▸ Exercise aim: Locate each line below that includes "this" and reproduce it.

▸ Supplied information:

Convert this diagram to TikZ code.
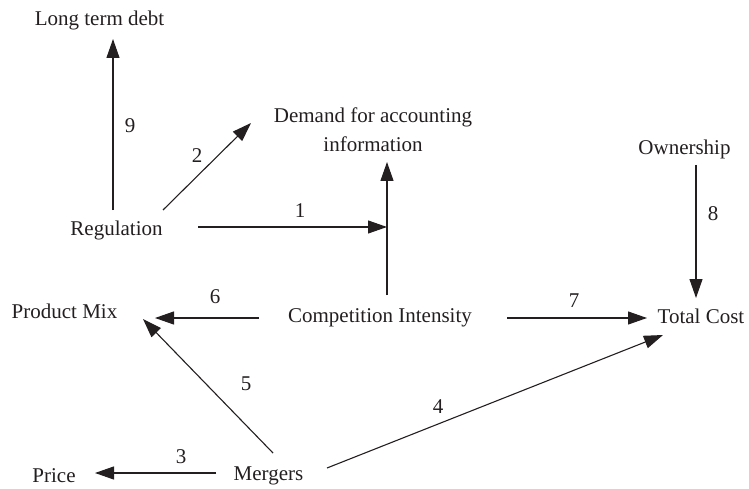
\documentclass[tikz,border=0pt]{standalone}
\usepackage{fontspec}
\setmainfont{Liberation Serif}
\usetikzlibrary{arrows.meta}
\definecolor{ink}{HTML}{231F20}
\begin{document}
\begin{tikzpicture}[x=1pt,y=-1pt,
  every node/.style={inner sep=0pt,outer sep=0pt,text=ink},
  concept/.style={anchor=base,font=\fontsize{21}{29}\selectfont},
  numlabel/.style={anchor=base,font=\fontsize{21}{25}\selectfont},
  arr/.style={draw=ink,line width=1.1pt,-{Triangle[length=19pt,width=13pt]}},
  plain/.style={draw=ink,line width=1.1pt}]
\useasboundingbox (0,0) rectangle (749,489);

% concepts (placed at their text baselines; the two-line one at its last line)
\node[concept] (ltd) at (99.5,26) {Long term debt};
\node[concept,align=center] (dem) at (373,152) {Demand for accounting\\information};
\node[concept] (own) at (684.5,155) {Ownership};
\node[concept] (reg) at (116.5,235) {Regulation};
\node[concept] (pm)  at (64.5,318) {Product Mix};
\node[concept] (ci)  at (380,322) {Competition Intensity};
\node[concept] (tc)  at (701,323) {Total Cost};
\node[concept] (pr)  at (54,482) {Price};
\node[concept] (mer) at (268.5,480) {Mergers};

% junction where link 1 meets the line from Competition Intensity
\coordinate (j) at ([shift={(7,-95)}]ci.base);

% links
\draw[arr] ([shift={(-3.5,-25)}]reg.base) -- ([shift={(13.5,13)}]ltd.base);
\draw[arr] ([shift={(46.5,-25)}]reg.base) -- ([shift={(-122,-29)}]dem.base);
\draw[arr] ([shift={(81.5,-8)}]reg.base) -- (j);
\draw[arr] ([shift={(7,-27)}]ci.base) -- ([shift={(14,10)}]dem.base);
\draw[arr] ([shift={(-121,-4)}]ci.base) -- ([shift={(90.5,0)}]pm.base);
\draw[arr] ([shift={(127,-4)}]ci.base) -- ([shift={(-54,-5)}]tc.base);
\draw[arr] ([shift={(11.5,10)}]own.base) -- ([shift={(-5,-25)}]tc.base);
\draw[arr] ([shift={(4.5,-27)}]mer.base) -- ([shift={(78.5,1)}]pm.base);
\draw[arr] ([shift={(-52.5,-7)}]mer.base) -- ([shift={(41,-9)}]pr.base);
\draw[arr] ([shift={(58.5,-12)}]mer.base) -- ([shift={(-38,12)}]tc.base);

% link numbers
\node[numlabel] (n1) at (300,218) {1};
\node[numlabel] (n2) at (197,163) {2};
\node[numlabel] (n3) at (181,463) {3};
\node[numlabel] (n4) at (438,413) {4};
\node[numlabel] (n5) at (246,390) {5};
\node[numlabel] (n6) at (215,303) {6};
\node[numlabel] (n7) at (574,307) {7};
\node[numlabel] (n8) at (713,220) {8};
\node[numlabel] (n9) at (130,133) {9};
\end{tikzpicture}
\end{document}
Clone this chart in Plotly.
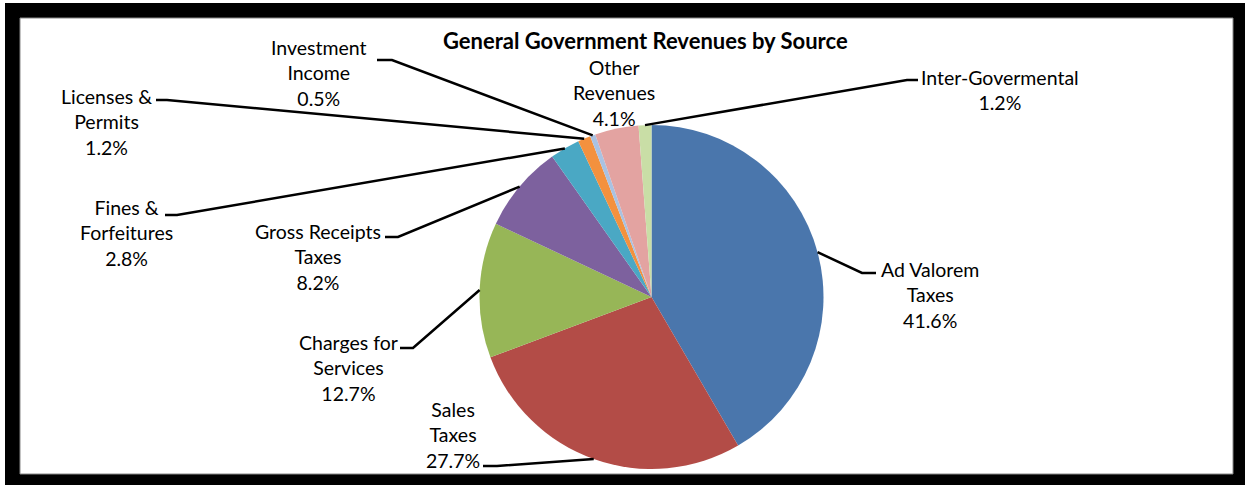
import math
import plotly.graph_objects as go

# Revenue sources, in clockwise order starting at 12 o'clock
sources = [
    "Ad Valorem<br>Taxes",
    "Sales<br>Taxes",
    "Charges for<br>Services",
    "Gross Receipts<br>Taxes",
    "Fines &<br>Forfeitures",
    "Licenses &<br>Permits",
    "Investment<br>Income",
    "Other<br>Revenues",
    "Inter-Govermental",
]
shares = [41.6, 27.7, 12.7, 8.2, 2.8, 1.2, 0.5, 4.1, 1.2]
slice_colors = [
    "#4A76AC", "#B34C47", "#97B657", "#7D619E", "#4AA8C4",
    "#F3913E", "#A9C2E2", "#E3A3A1", "#C9DEA6",
]

W, H = 1245, 485
CX, CY, R = 651.5, 297.0, 172.0   # pie centre and radius in pixels

# label placement: (centre x, middle y) in pixels; leader path (elbow, end) or None
label_pos = [
    (930, 295), (453, 435), (348, 368), (318, 257), (126, 233),
    (106, 122), (319, 73), (614, 93), (1000, 90),
]
leader = [
    ((862, 273), (876, 273)),
    ((497, 466), (483, 466)),
    ((413, 348), (400, 348)),
    ((398, 237), (385, 237)),
    ((177, 215), (165, 215)),
    ((167, 100), (156, 100)),
    ((392, 60), (377, 60)),
    None,
    ((907, 80), (918, 80)),
]


def px(x):
    return x / W


def py(y):
    return 1 - y / H


fig = go.Figure(
    go.Pie(
        labels=[s.replace("<br>", " ") for s in sources],
        values=shares,
        sort=False,
        direction="clockwise",
        rotation=0,
        marker=dict(colors=slice_colors, line=dict(width=0)),
        textinfo="none",
        hoverinfo="label+percent",
        showlegend=False,
        domain=dict(x=[px(CX - R), px(CX + R)], y=[py(CY + R), py(CY - R)]),
    )
)

shapes = [
    # thick black frame
    dict(type="rect", xref="paper", yref="paper", x0=px(5), x1=px(1250), y0=py(490), y1=py(3),
         fillcolor="black", line=dict(width=0), layer="below"),
    dict(type="rect", xref="paper", yref="paper", x0=px(20), x1=px(1233), y0=py(474), y1=py(18),
         fillcolor="white", line=dict(color="#888888", width=1), layer="below"),
]

annotations = [
    dict(text="<b>General Government Revenues by Source</b>", x=px(645), y=py(40),
         xref="paper", yref="paper", showarrow=False, xanchor="center", yanchor="middle",
         font=dict(family="Lato", size=22, color="black")),
]

total = sum(shares)
cum = 0.0
for name, val, (lx, ly), path in zip(sources, shares, label_pos, leader):
    mid = (cum + val / 2) / total * 2 * math.pi
    cum += val
    text = f"{name}<br>{val:.1f}%"
    annotations.append(dict(
        text=text, x=px(lx), y=py(ly), xref="paper", yref="paper", showarrow=False,
        xanchor="center", yanchor="middle", align="center",
        font=dict(family="Lato", size=19.5, color="black"),
    ))
    if path is not None:
        ex = CX + R * math.sin(mid)
        ey = CY - R * math.cos(mid)
        (bx, by), (tx, ty) = path
        shapes.append(dict(
            type="path", xref="paper", yref="paper",
            path=f"M {px(ex)} {py(ey)} L {px(bx)} {py(by)} L {px(tx)} {py(ty)}",
            line=dict(color="black", width=2.5),
        ))

fig.update_layout(
    width=W, height=H,
    margin=dict(l=0, r=0, t=0, b=0),
    paper_bgcolor="white",
    plot_bgcolor="white",
    shapes=shapes,
    annotations=annotations,
)

fig.write_html("out.html")
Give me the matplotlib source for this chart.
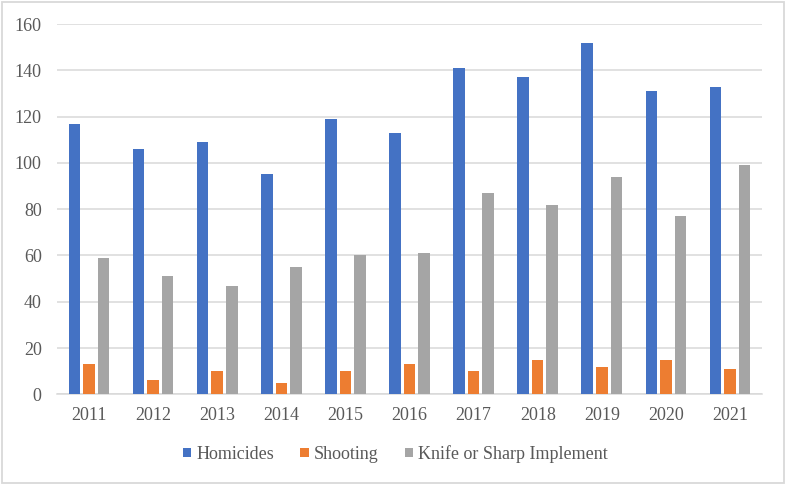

▸ Complete answer:
Convert this diagram to TikZ code.
Clone this chart in Plotly.
Give me the matplotlib source for this chart.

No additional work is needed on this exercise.